The fintech parallel holds on distribution but breaks down on the conditions that made distribution viable at scale. Health insurance new entrants can run the same playbook, but they need a different support structure to survive long enough for it to work.
What the State Must Do and Why It Cannot Delegate This
Two of the three missing conditions, capital at scale and regulatory enablement, cannot be created by the market alone. The third, trust infrastructure, is built by operators over time. The state creates the conditions, operators do the work.

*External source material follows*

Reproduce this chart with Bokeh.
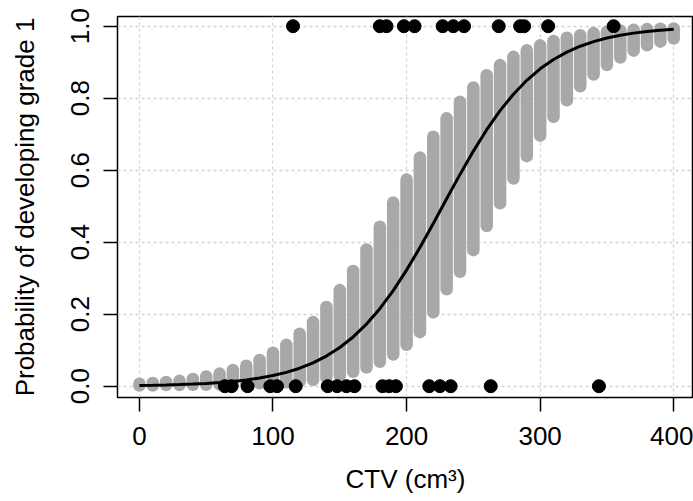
import math
from bokeh.plotting import figure
from bokeh.models import FixedTicker, PrintfTickFormatter, ColumnDataSource
from bokeh.embed import file_html
from bokeh.resources import INLINE

# ---- data ----
ctv_grid = [0, 10, 20, 30, 40, 50, 60, 70, 80, 90, 100, 110, 120, 130, 140,
            150, 160, 170, 180, 190, 200, 210, 220, 230, 240, 250, 260, 270,
            280, 290, 300, 310, 320, 330, 340, 350, 360, 370, 380, 390, 400]

# spread of the bootstrap predictions (grey circles): lowest and highest circle
boot_low = [0.002, 0.002, 0.003, 0.003, 0.004, 0.004, 0.005, 0.006, 0.007, 0.008,
            0.009, 0.011, 0.014, 0.018, 0.023, 0.030, 0.040, 0.052, 0.068, 0.088,
            0.115, 0.150, 0.205, 0.269, 0.318, 0.378, 0.445, 0.508, 0.577, 0.639,
            0.696, 0.748, 0.794, 0.833, 0.866, 0.892, 0.913, 0.932, 0.947, 0.957,
            0.966]
boot_high = [0.007, 0.009, 0.012, 0.015, 0.020, 0.027, 0.035, 0.045, 0.057, 0.073,
             0.093, 0.115, 0.146, 0.178, 0.220, 0.267, 0.320, 0.380, 0.443, 0.510,
             0.574, 0.635, 0.693, 0.744, 0.790, 0.830, 0.864, 0.892, 0.915, 0.933,
             0.947, 0.959, 0.968, 0.975, 0.981, 0.985, 0.988, 0.990, 0.992, 0.993,
             0.994]

# fitted probability curve (black line)
fit_prob = [0.0019, 0.0026, 0.0034, 0.0044, 0.0058, 0.0076, 0.0100, 0.0132,
            0.0172, 0.0226, 0.0295, 0.0385, 0.0500, 0.0649, 0.0837, 0.1074,
            0.1368, 0.1726, 0.2154, 0.2655, 0.3225, 0.3852, 0.4520, 0.5206,
            0.5884, 0.6531, 0.7125, 0.7654, 0.8111, 0.8498, 0.8816, 0.9074,
            0.9281, 0.9444, 0.9572, 0.9672, 0.9749, 0.9808, 0.9853, 0.9888,
            0.9915]

# observed patients
ctv_grade1 = [115, 180, 185, 198, 206, 227, 235, 243, 269, 285, 288, 306, 355]
ctv_grade0 = [64, 69, 81, 98, 103, 117, 141, 148, 155, 161, 182, 187, 192,
              217, 225, 233, 263, 344]

x_ticks = [0, 100, 200, 300, 400]
y_ticks = [0.0, 0.2, 0.4, 0.6, 0.8, 1.0]

FONT = "Liberation Sans"

p = figure(width=693, height=501, output_backend="svg", toolbar_location=None,
           x_range=(-16.4, 414.8), y_range=(-0.0314, 1.027),
           min_border_left=117, min_border_right=0, min_border_top=16,
           min_border_bottom=104)
p.background_fill_color = "white"
p.border_fill_color = "white"
p.outline_line_color = "black"
p.outline_line_width = 1.5

# grid
for g in (p.xgrid, p.ygrid):
    g.grid_line_color = "#d3d3d3"
    g.grid_line_dash = "3 3"
    g.grid_line_width = 1.3
p.xgrid.ticker = FixedTicker(ticks=x_ticks)
p.ygrid.ticker = FixedTicker(ticks=y_ticks)

# axes
p.xaxis.ticker = FixedTicker(ticks=x_ticks)
p.yaxis.ticker = FixedTicker(ticks=y_ticks)
p.yaxis.formatter = PrintfTickFormatter(format="%.1f")
p.yaxis.major_label_orientation = "parallel"
for ax in (p.xaxis, p.yaxis):
    ax.axis_line_color = None
    ax.major_tick_in = 0
    ax.major_tick_out = 14
    ax.major_tick_line_width = 1.5
    ax.major_tick_line_color = "black"
    ax.minor_tick_line_color = None
    ax.major_label_text_font = FONT
    ax.major_label_text_font_size = "26px"
    ax.major_label_text_color = "black"
    ax.axis_label_text_font = FONT
    ax.axis_label_text_font_size = "26px"
    ax.axis_label_text_font_style = "normal"
    ax.axis_label_text_color = "black"
p.xaxis.major_label_standoff = 15
p.xaxis.axis_label_standoff = 16
p.yaxis.major_label_standoff = 14
p.yaxis.axis_label_standoff = 29
p.xaxis.axis_label = "CTV (cm³)"
p.yaxis.axis_label = "Probability of developing grade 1"

# grey bootstrap columns
src = ColumnDataSource(dict(x=ctv_grid, lo=boot_low, hi=boot_high))
p.segment(x0="x", y0="lo", x1="x", y1="hi", source=src,
          line_color="#a8a8a8", line_width=12.5, line_cap="round")

# fitted curve
p.line(ctv_grid, fit_prob, line_color="black", line_width=3)

# observed data
p.scatter(ctv_grade1, [1] * len(ctv_grade1), size=13, color="black")
p.scatter(ctv_grade0, [0] * len(ctv_grade0), size=13, color="black")

open("out.html", "w").write(file_html(p, INLINE))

On capital, the state must mobilise development finance and catalytic funding to make loss-making distribution viable long enough for unit economics to improve. The Basic Healthcare Provision Fund is the existing vehicle for this, but it is chronically underfunded. Nigeria’s 2025 budget allocated 4.33% of total expenditure to health, well below the 15% Abuja Declaration commitment. Of the 19.2 million enrollees reported in December 2024, only 2.4 million are vulnerable Nigerians sponsored under the Fund. The mechanism exists. The resourcing does not match the mandate.
On regulatory enablement, the state’s role is to create a sandbox that lets operators test simplified products outside the compliance framework designed for incumbents. As we noted in our coverage of informal healthcare in Nigeria, community providers are already embedded in Nigeria’s health ecosystem; integrating them into a formal coverage network is feasible. Rwanda’s approach is the most documented comparator: tiered premiums priced to income, subsidies for the poorest, enrollment enforced at the village level.
The NHIA’s Director General, Dr Kelechi Ohiri, put it plainly at a December 2025 roundtable with the Health Federation of Nigeria: “Mandatory health insurance will not succeed on legislation alone. To reach the informal sector at scale, we must unlock the innovation and operational agility the private sector brings.”
The informal sector health insurance problem is not a market design problem. It is a market creation problem. Someone has to absorb the cost of building the ground before others can build on it. In every country that has achieved meaningful informal sector coverage, the state was that someone.
The state needs to fund the floor, open the regulatory space, and signal credibility to development finance institutions that this is a priority.
The Next 20 Million
Nigeria has the law. It has the language of universal health coverage. What it does not have is the architecture to deliver on it. The NHIA mandate was the starting blocks, not the finish line. Until the state treats implementation as the actual work, the next twenty million will remain where they are: acknowledged in policy, absent from coverage.
The alternative is a deferral. And twenty million people cannot afford to wait for one.